Consolidation Will Happen, But It Will Take a While

A popular game in banking circles these days is guessing how many banks will be left a few years from now when the financial crisis is, presumably, behind us.

Some experts are predicting that the total will fall to about 6,500, from about 8,200, within the next three or four years as weaker banks fail or are gobbled up at fire sale prices.

Others see a more dramatic drop, to 5,000 or so banks, as consolidation among healthy banks accelerates and more and more bankers look to sell out rather than deal with the anticipated new regulatory burdens, including stricter capital requirements.

There's little debate that the industry needs to shrink, but lately I've started to wonder if there are enough buyers out there willing and able to swallow 1,500 to 3,000 banks.

Sure, banks are failing left and right, and as long as the FDIC agrees to share in the losses plenty of them will find buyers.

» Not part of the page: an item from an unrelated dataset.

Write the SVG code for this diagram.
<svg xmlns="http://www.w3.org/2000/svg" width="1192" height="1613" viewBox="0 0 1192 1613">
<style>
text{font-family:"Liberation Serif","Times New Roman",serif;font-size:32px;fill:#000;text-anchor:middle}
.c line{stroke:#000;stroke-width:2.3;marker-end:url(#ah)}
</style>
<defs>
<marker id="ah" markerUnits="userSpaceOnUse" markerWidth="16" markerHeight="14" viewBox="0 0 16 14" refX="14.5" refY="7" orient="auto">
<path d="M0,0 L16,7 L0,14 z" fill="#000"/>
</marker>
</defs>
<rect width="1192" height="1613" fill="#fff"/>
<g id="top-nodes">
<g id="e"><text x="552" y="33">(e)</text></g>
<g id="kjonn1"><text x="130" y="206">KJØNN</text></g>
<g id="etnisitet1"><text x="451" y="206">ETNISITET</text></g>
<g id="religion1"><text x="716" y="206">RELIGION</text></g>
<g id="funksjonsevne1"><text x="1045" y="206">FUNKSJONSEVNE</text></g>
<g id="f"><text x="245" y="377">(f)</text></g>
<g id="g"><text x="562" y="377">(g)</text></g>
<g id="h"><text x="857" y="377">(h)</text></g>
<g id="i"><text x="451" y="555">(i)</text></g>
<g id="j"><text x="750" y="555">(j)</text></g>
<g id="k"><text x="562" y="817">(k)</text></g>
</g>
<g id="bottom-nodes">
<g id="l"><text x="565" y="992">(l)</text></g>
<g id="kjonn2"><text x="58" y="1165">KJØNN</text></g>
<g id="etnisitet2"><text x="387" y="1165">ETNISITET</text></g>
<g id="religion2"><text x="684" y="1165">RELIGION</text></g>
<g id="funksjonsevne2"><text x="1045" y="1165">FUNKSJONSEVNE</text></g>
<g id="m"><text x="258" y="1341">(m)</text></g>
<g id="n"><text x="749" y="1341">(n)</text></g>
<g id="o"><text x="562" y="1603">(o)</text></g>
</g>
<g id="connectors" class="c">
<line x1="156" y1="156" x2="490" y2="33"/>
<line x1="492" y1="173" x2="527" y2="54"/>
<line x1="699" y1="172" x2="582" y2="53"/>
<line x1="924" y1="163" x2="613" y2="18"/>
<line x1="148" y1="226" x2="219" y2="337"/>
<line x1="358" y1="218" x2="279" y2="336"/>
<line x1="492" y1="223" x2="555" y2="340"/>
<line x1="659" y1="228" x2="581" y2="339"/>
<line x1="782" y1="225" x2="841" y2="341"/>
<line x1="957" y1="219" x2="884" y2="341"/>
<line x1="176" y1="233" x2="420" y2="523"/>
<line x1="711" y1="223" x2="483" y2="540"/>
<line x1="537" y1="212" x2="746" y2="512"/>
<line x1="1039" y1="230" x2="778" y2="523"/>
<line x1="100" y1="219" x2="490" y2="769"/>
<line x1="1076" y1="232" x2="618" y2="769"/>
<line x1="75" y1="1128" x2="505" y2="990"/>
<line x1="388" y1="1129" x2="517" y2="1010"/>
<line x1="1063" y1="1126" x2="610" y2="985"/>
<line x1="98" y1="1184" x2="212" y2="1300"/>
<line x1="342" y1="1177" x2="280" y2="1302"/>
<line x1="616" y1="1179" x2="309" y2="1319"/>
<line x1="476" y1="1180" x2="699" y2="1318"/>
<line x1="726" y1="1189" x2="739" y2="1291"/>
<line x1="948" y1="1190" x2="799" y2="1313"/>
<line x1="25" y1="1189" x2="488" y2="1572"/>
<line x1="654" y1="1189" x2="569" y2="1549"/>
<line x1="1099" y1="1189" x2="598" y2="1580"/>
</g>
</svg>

But already some bankers are starting to grumble that FDIC-assisted transactions - essentially the only deals getting done these days - are not worth the trouble and have stopped bidding on failed banks. A dearth of potential bidders could make it harder for the FDIC to unload these failures - and could force the agency to broker more deals with nonbanks.

Many would-be acquirers aren't much interested in buying troubled banks either, because they don't want the asset-quality problems and the accounting headaches that come with them.

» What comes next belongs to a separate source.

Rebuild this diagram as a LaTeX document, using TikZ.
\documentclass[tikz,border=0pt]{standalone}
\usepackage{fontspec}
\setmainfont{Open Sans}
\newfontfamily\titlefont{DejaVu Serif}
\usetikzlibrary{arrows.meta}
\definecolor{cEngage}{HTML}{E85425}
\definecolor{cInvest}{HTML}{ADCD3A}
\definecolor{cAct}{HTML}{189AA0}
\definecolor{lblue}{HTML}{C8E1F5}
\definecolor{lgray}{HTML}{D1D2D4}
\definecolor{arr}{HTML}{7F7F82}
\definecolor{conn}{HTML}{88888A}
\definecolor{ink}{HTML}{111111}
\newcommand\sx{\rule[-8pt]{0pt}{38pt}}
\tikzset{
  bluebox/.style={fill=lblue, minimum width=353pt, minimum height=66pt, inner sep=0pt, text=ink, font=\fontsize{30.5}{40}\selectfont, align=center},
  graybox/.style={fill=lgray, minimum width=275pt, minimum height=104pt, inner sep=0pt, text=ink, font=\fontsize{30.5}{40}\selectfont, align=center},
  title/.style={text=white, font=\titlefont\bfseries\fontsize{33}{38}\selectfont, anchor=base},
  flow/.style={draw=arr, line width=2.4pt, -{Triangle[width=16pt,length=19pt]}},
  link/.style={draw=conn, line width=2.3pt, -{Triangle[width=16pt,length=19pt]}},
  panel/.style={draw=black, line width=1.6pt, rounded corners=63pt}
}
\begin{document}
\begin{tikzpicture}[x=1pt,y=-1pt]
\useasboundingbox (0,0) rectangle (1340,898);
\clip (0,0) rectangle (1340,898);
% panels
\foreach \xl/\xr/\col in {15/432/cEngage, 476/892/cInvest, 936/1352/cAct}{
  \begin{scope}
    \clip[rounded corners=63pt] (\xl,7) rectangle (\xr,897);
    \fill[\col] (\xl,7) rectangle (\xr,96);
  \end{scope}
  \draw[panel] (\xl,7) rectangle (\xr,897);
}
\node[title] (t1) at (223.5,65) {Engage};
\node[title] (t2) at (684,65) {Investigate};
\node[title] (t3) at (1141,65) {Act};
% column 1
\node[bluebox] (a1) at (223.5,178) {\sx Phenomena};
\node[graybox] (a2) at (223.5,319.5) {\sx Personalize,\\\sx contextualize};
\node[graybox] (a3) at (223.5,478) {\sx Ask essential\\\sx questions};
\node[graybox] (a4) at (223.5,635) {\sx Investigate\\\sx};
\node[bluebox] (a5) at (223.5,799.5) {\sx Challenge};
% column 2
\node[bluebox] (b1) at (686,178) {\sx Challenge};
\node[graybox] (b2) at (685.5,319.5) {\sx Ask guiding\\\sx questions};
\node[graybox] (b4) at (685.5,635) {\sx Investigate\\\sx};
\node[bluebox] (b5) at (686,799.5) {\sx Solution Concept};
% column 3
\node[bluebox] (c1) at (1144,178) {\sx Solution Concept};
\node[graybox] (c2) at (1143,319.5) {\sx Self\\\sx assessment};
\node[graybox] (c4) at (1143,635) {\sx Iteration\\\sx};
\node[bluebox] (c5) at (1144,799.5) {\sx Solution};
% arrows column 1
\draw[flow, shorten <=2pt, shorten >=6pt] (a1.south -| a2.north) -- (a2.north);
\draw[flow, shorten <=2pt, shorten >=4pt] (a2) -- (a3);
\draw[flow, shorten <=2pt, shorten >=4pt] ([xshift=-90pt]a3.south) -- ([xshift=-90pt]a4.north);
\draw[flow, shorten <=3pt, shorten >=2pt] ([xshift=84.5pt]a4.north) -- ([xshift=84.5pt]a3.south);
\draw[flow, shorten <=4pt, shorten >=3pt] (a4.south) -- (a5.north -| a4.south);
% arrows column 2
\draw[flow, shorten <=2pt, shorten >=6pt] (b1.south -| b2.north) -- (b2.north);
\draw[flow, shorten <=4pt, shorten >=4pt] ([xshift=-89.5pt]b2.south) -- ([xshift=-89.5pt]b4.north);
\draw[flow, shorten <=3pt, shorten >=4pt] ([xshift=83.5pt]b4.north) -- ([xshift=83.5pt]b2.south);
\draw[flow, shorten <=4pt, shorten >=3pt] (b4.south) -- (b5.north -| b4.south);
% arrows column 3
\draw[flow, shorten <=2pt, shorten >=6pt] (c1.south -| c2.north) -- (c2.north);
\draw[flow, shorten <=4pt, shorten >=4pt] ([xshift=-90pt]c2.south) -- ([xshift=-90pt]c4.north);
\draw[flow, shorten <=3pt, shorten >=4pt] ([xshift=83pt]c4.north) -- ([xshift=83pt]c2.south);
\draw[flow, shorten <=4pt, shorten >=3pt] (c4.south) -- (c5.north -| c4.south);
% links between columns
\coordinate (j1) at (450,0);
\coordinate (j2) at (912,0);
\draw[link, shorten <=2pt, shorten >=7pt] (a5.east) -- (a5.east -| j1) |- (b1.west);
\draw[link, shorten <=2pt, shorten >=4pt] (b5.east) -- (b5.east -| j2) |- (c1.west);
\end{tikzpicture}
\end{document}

One banker told me recently that he won't do any deal that might lower his bank's five-star BauerFinancial rating and jeopardize its standing with municipal and commercial depositors. Surely other bankers feel the same way.

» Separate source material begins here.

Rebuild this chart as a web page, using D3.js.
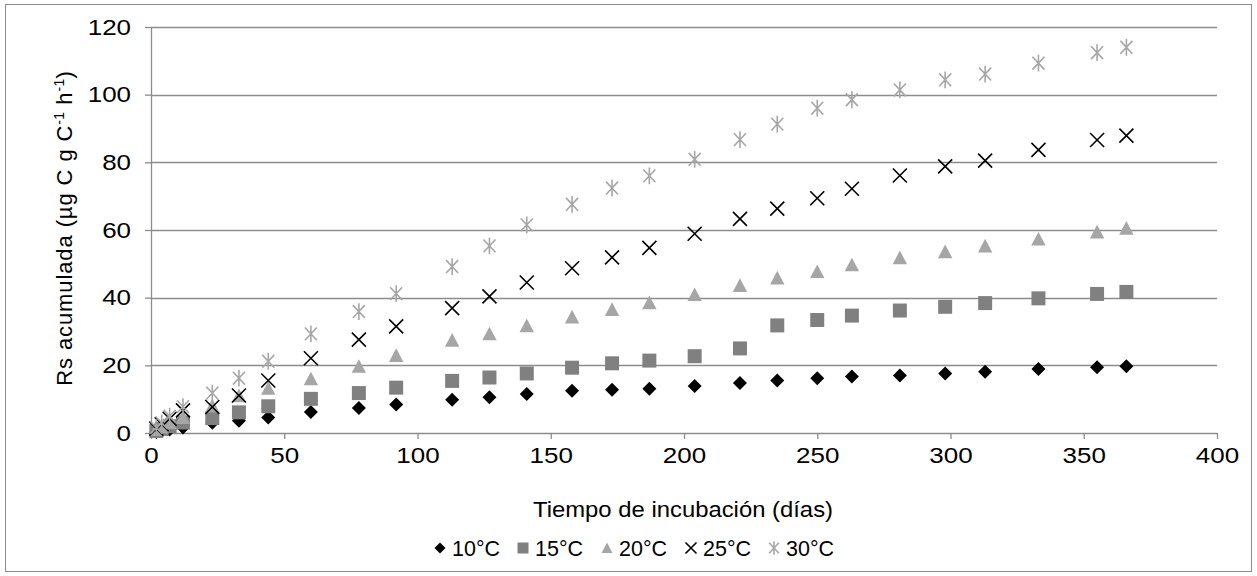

The M&A climate should improve when the economy recovers, of course, but some bankers expect that new banks will just move in and replace some, though certainly not all, of those that were bought out.

Regulators won't come out and say it, but they have pretty much stopped approving new charters. Westamerica Bank CEO David Payne thinks that's a good thing and his concern is that once market conditions improve, we'll return to the days when regulators are approving dozens of new charter applications a year.

"We don't learn our lessons," Payne lamented at a recent investor conference. "Five years from now [regulators] will be issuing new charters and we'll have too many banks chasing too few good deals, and well have the seeds of our next [down] cycle."

So soon? Let's hope regulators' memories aren't that short.